The returns have been significant. West Bengal, Assam, and Bihar were often thought to be beyond the BJP's traditional profile, given the regional character of these three states, but the party after years of aggressive and consistent campaign and engagement checkmated the regional satraps.

There are many leaders who started in different parties but, after crossing over, have been rewarded with cabinet berths. This, however, often causes heartburn among the party’s traditional cadre.

The approach has not been without embarrassment. The recent episode involved Jagdeep Dhankhar, who came to the BJP from the Janata Parivar and was elevated to the vice presidency.

Relations between him and the party leadership frayed, which led to his resignation. The BJP filled the post with an old party hand.

It is also worth noting that the Congress is no stranger to this game. Its Chief Minister in Karnataka, Siddaramaiah, travelled through the Janata Dal and its faction before joining the Congress.

In Telangana, Chief Minister Revanth Reddy was once in the BJP before switching sides. So, the Congress which currently has three CMs—and a fourth picked up in Kerala—has half of its number from other parties, who helped it win polls.

If political parties were big corporates, then this movement of talent between the rival companies would bring both sides growth, as the core principle is ambition.

However, in politics, it being the only motivating factor is often disruptive and causes much consternation in core supporters who get confused over the ideological switches. So, it was not without reason that when Raghav Chadha—the youth face of AAP—joined the BJP, he lost nearly three million followers since then.

The broader point is plain: the movement of ambitious leaders across party lines is a well-worn feature of Indian democracy, and no single party holds a monopoly on it.

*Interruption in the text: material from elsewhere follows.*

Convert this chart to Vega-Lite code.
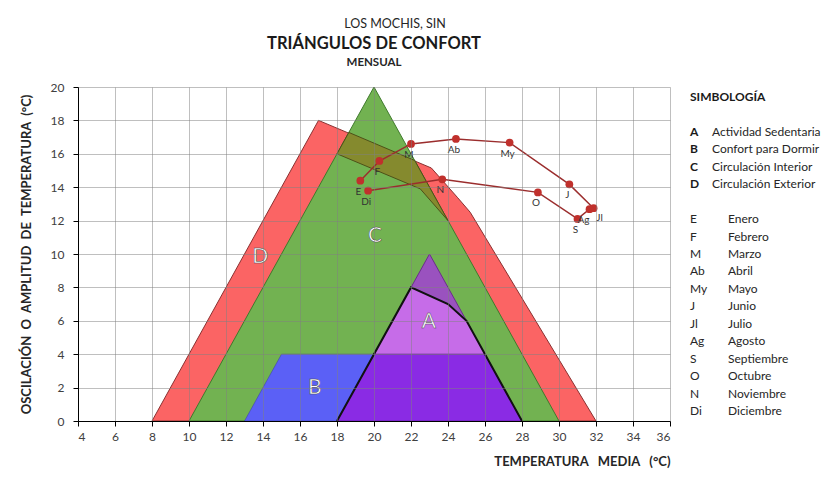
{
  "$schema": "https://vega.github.io/schema/vega-lite/v6.json",
  "background": "white",
  "padding": {"left": 20, "top": 17, "right": 0, "bottom": 5},
  "title": {"text": "LOS MOCHIS, SIN", "anchor": "middle", "dx": -30, "fontSize": 12.5, "fontWeight": "normal", "font": "Lato", "color": "#262626", "offset": 6},
  "spacing": 19,
  "datasets": {
    "shapes": [
      {"s": "D", "i": 0, "x": 8, "y": 0},
      {"s": "D", "i": 1, "x": 17, "y": 18},
      {"s": "D", "i": 2, "x": 23.1, "y": 15.15},
      {"s": "D", "i": 3, "x": 24.5, "y": 13.4},
      {"s": "D", "i": 4, "x": 25.2, "y": 12.5},
      {"s": "D", "i": 5, "x": 32, "y": 0},
      {"s": "D", "i": 6, "x": 8, "y": 0},
      {"s": "C", "i": 0, "x": 10, "y": 0},
      {"s": "C", "i": 1, "x": 20, "y": 20},
      {"s": "C", "i": 2, "x": 30, "y": 0},
      {"s": "C", "i": 3, "x": 10, "y": 0},
      {"s": "O", "i": 0, "x": 18, "y": 16},
      {"s": "O", "i": 1, "x": 18.64, "y": 17.28},
      {"s": "O", "i": 2, "x": 22.2, "y": 15.6},
      {"s": "O", "i": 3, "x": 24, "y": 12},
      {"s": "O", "i": 4, "x": 22.5, "y": 13.9},
      {"s": "O", "i": 5, "x": 18, "y": 16},
      {"s": "T", "i": 0, "x": 18, "y": 0},
      {"s": "T", "i": 1, "x": 23, "y": 10},
      {"s": "T", "i": 2, "x": 28, "y": 0},
      {"s": "T", "i": 3, "x": 18, "y": 0},
      {"s": "L", "i": 0, "x": 20, "y": 4},
      {"s": "L", "i": 1, "x": 22, "y": 8},
      {"s": "L", "i": 2, "x": 24, "y": 7},
      {"s": "L", "i": 3, "x": 25, "y": 6},
      {"s": "L", "i": 4, "x": 26, "y": 4},
      {"s": "L", "i": 5, "x": 20, "y": 4},
      {"s": "B", "i": 0, "x": 13, "y": 0},
      {"s": "B", "i": 1, "x": 15, "y": 4},
      {"s": "B", "i": 2, "x": 20, "y": 4},
      {"s": "B", "i": 3, "x": 18, "y": 0},
      {"s": "B", "i": 4, "x": 13, "y": 0},
      {"s": "P", "i": 0, "x": 18, "y": 0},
      {"s": "P", "i": 1, "x": 20, "y": 4},
      {"s": "P", "i": 2, "x": 26, "y": 4},
      {"s": "P", "i": 3, "x": 28, "y": 0},
      {"s": "P", "i": 4, "x": 18, "y": 0},
      {"s": "K", "i": 0, "x": 18, "y": 0},
      {"s": "K", "i": 1, "x": 22, "y": 8},
      {"s": "K", "i": 2, "x": 24, "y": 7},
      {"s": "K", "i": 3, "x": 25, "y": 6},
      {"s": "K", "i": 4, "x": 28, "y": 0}
    ],
    "letters": [
      {"t": "D", "x": 13.85, "y": 9.8},
      {"t": "C", "x": 20.05, "y": 11.1},
      {"t": "A", "x": 22.97, "y": 5.9},
      {"t": "B", "x": 16.8, "y": 2.0}
    ],
    "months": [
      {"m": "E", "i": 1, "x": 19.26, "y": 14.39},
      {"m": "F", "i": 2, "x": 20.29, "y": 15.57},
      {"m": "M", "i": 3, "x": 22.0, "y": 16.59},
      {"m": "Ab", "i": 4, "x": 24.43, "y": 16.89},
      {"m": "My", "i": 5, "x": 27.33, "y": 16.67},
      {"m": "J", "i": 6, "x": 30.56, "y": 14.17},
      {"m": "Jl", "i": 7, "x": 31.87, "y": 12.74},
      {"m": "Ag", "i": 8, "x": 31.65, "y": 12.68},
      {"m": "S", "i": 9, "x": 31.0, "y": 12.1},
      {"m": "O", "i": 10, "x": 28.86, "y": 13.69},
      {"m": "N", "i": 11, "x": 23.69, "y": 14.47},
      {"m": "Di", "i": 12, "x": 19.68, "y": 13.79}
    ],
    "legend": [
      {"k": "SIMBOLOGÍA", "key": "SIMBOLOGÍA", "desc": "", "g": "h"},
      {"k": "A", "key": "A", "desc": "Actividad Sedentaria", "g": "abcd"},
      {"k": "B", "key": "B", "desc": "Confort para Dormir", "g": "abcd"},
      {"k": "C", "key": "C", "desc": "Circulación Interior", "g": "abcd"},
      {"k": "D", "key": "D", "desc": "Circulación Exterior", "g": "abcd"},
      {"k": "E", "key": "E", "desc": "Enero", "g": "mes"},
      {"k": "F", "key": "F", "desc": "Febrero", "g": "mes"},
      {"k": "M", "key": "M", "desc": "Marzo", "g": "mes"},
      {"k": "Ab", "key": "Ab", "desc": "Abril", "g": "mes"},
      {"k": "My", "key": "My", "desc": "Mayo", "g": "mes"},
      {"k": "J", "key": "J", "desc": "Junio", "g": "mes"},
      {"k": "Jl", "key": "Jl", "desc": "Julio", "g": "mes"},
      {"k": "Ag", "key": "Ag", "desc": "Agosto", "g": "mes"},
      {"k": "S", "key": "S", "desc": "Septiembre", "g": "mes"},
      {"k": "O", "key": "O", "desc": "Octubre", "g": "mes"},
      {"k": "N", "key": "N", "desc": "Noviembre", "g": "mes"},
      {"k": "Di", "key": "Di", "desc": "Diciembre", "g": "mes"}
    ]
  },
  "hconcat": [
    {
      "width": 592,
      "height": 334,
      "title": {"text": "TRIÁNGULOS DE CONFORT", "subtitle": "MENSUAL", "anchor": "middle", "fontSize": 16.5, "fontWeight": "bold", "font": "Lato", "color": "#1a1a1a", "subtitleFont": "Lato", "subtitleFontSize": 11.5, "subtitleFontWeight": "bold", "subtitleColor": "#262626", "subtitlePadding": 4, "offset": 13},
      "data": {"name": "shapes"},
      "encoding": {
        "x": {"field": "x", "type": "quantitative", "scale": {"domain": [4, 36], "nice": false, "zero": false},
              "axis": {"values": [4,6,8,10,12,14,16,18,20,22,24,26,28,30,32,34,36], "title": "TEMPERATURA \u00a0\u00a0MEDIA \u00a0\u00a0(°C)", "titleAnchor": "end", "titleFont": "Lato", "titleFontSize": 13, "titleFontWeight": "bold", "titleColor": "#262626", "titlePadding": 13, "labelFont": "Lato", "labelFontSize": 12, "labelColor": "#404040", "labelPadding": 5, "domainColor": "#000", "tickColor": "#000", "tickSize": 5, "gridColor": "#808080", "gridOpacity": 0.5, "zindex": 1}},
        "y": {"field": "y", "type": "quantitative", "scale": {"domain": [0, 20], "nice": false},
              "axis": {"values": [0,2,4,6,8,10,12,14,16,18,20], "title": "OSCILACIÓN \u00a0O \u00a0AMPLITUD \u00a0DE \u00a0TEMPERATURA \u00a0(°C)", "titleFont": "Lato", "titleFontSize": 13, "titleFontWeight": "bold", "titleColor": "#262626", "titlePadding": 17, "labelFont": "Lato", "labelFontSize": 12, "labelColor": "#404040", "labelPadding": 9, "domainColor": "#000", "tickColor": "#000", "tickSize": 5, "gridColor": "#808080", "gridOpacity": 0.5, "zindex": 1}},
        "order": {"field": "i", "type": "quantitative"}
      },
      "layer": [
        {"transform": [{"filter": "datum.s == 'D'"}], "mark": {"type": "line", "filled": true, "fill": "#fb6464", "stroke": "#8a3030", "strokeWidth": 1}},
        {"transform": [{"filter": "datum.s == 'C'"}], "mark": {"type": "line", "filled": true, "fill": "#72b251", "stroke": "#3f7a2c", "strokeWidth": 1}},
        {"transform": [{"filter": "datum.s == 'O'"}], "mark": {"type": "line", "filled": true, "fill": "#858a2e", "stroke": "#4e5018", "strokeWidth": 1}},
        {"transform": [{"filter": "datum.s == 'T'"}], "mark": {"type": "line", "filled": true, "fill": "#9a52bf", "stroke": "#6a2f8a", "strokeWidth": 1}},
        {"transform": [{"filter": "datum.s == 'L'"}], "mark": {"type": "line", "filled": true, "fill": "#c66ce8", "stroke": "#7a3aa0", "strokeWidth": 0.5}},
        {"transform": [{"filter": "datum.s == 'B'"}], "mark": {"type": "line", "filled": true, "fill": "#5b60f6", "stroke": "#3a3ca0", "strokeWidth": 0.5}},
        {"transform": [{"filter": "datum.s == 'P'"}], "mark": {"type": "line", "filled": true, "fill": "#8a2be4", "stroke": "#4a1a80", "strokeWidth": 0.5}},
        {"transform": [{"filter": "datum.s == 'K'"}], "mark": {"type": "line", "color": "#111", "strokeWidth": 2}},
        {"data": {"name": "letters"}, "mark": {"type": "text", "fontSize": 21, "font": "Lato", "fill": "white", "stroke": "#444", "strokeWidth": 0.5},
         "encoding": {"text": {"field": "t"}, "order": null}},
        {"data": {"name": "months"}, "mark": {"type": "line", "color": "#9b2d2d", "strokeWidth": 1.5}},
        {"data": {"name": "months"}, "mark": {"type": "point", "filled": true, "color": "#c0302c", "size": 60, "opacity": 1}, "encoding": {"order": null}},
        {"data": {"name": "months"}, "transform": [{"filter": "datum.m != 'Jl' && datum.m != 'Ag'"}], "mark": {"type": "text", "fontSize": 10, "font": "Lato", "color": "#333", "dy": 11, "dx": -2},
         "encoding": {"text": {"field": "m"}, "order": null}},
        {"data": {"name": "months"}, "transform": [{"filter": "datum.m == 'Ag'"}], "mark": {"type": "text", "fontSize": 10, "font": "Lato", "color": "#333", "dy": 11, "dx": -6},
         "encoding": {"text": {"field": "m"}, "order": null}},
        {"data": {"name": "months"}, "transform": [{"filter": "datum.m == 'Jl'"}], "mark": {"type": "text", "fontSize": 10, "font": "Lato", "color": "#333", "dy": 10, "dx": 6},
         "encoding": {"text": {"field": "m"}, "order": null}}
      ]
    },
    {
      "width": 140,
      "height": 334,
      "data": {"name": "legend"},
      "encoding": {
        "y": {"field": "k", "type": "nominal", "axis": null,
              "scale": {"type": "point", "padding": 0.55, "domain": ["SIMBOLOGÍA", "g1", "A", "B", "C", "D", "g2", "E", "F", "M", "Ab", "My", "J", "Jl", "Ag", "S", "O", "N", "Di"]}},
        "x": {"datum": 0, "type": "quantitative", "scale": {"domain": [0, 1]}, "axis": null}
      },
      "layer": [
        {"transform": [{"filter": "datum.g != 'mes'"}], "mark": {"type": "text", "align": "left", "font": "Lato", "fontSize": 12, "fontWeight": "bold", "color": "#1a1a1a"}, "encoding": {"text": {"field": "key"}}},
        {"transform": [{"filter": "datum.g == 'mes'"}], "mark": {"type": "text", "align": "left", "font": "Lato", "fontSize": 12, "color": "#262626"}, "encoding": {"text": {"field": "key"}}},
        {"transform": [{"filter": "datum.g == 'abcd'"}], "mark": {"type": "text", "align": "left", "font": "Lato", "fontSize": 12, "color": "#262626", "dx": 22}, "encoding": {"text": {"field": "desc"}}},
        {"transform": [{"filter": "datum.g == 'mes'"}], "mark": {"type": "text", "align": "left", "font": "Lato", "fontSize": 12, "color": "#262626", "dx": 38}, "encoding": {"text": {"field": "desc"}}}
      ]
    }
  ],
  "config": {"view": {"stroke": null}}
}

The BJP has pursued this model as a calculated strategy for expansion, and has been experimenting with empowering younger leadership within the party. Once delimitation increases the overall number of seats in state assemblies and the Lok Sabha by 50 per cent as proposed by the government, given the dominance of BJP, the move may still attract talented and ambitious leaders from other parties.

This should force the Opposition parties to look within their parties in terms of improving communication, trusting credible leaders, and putting in force-responsive structures. As 2026 has proven, the challenge is substantial.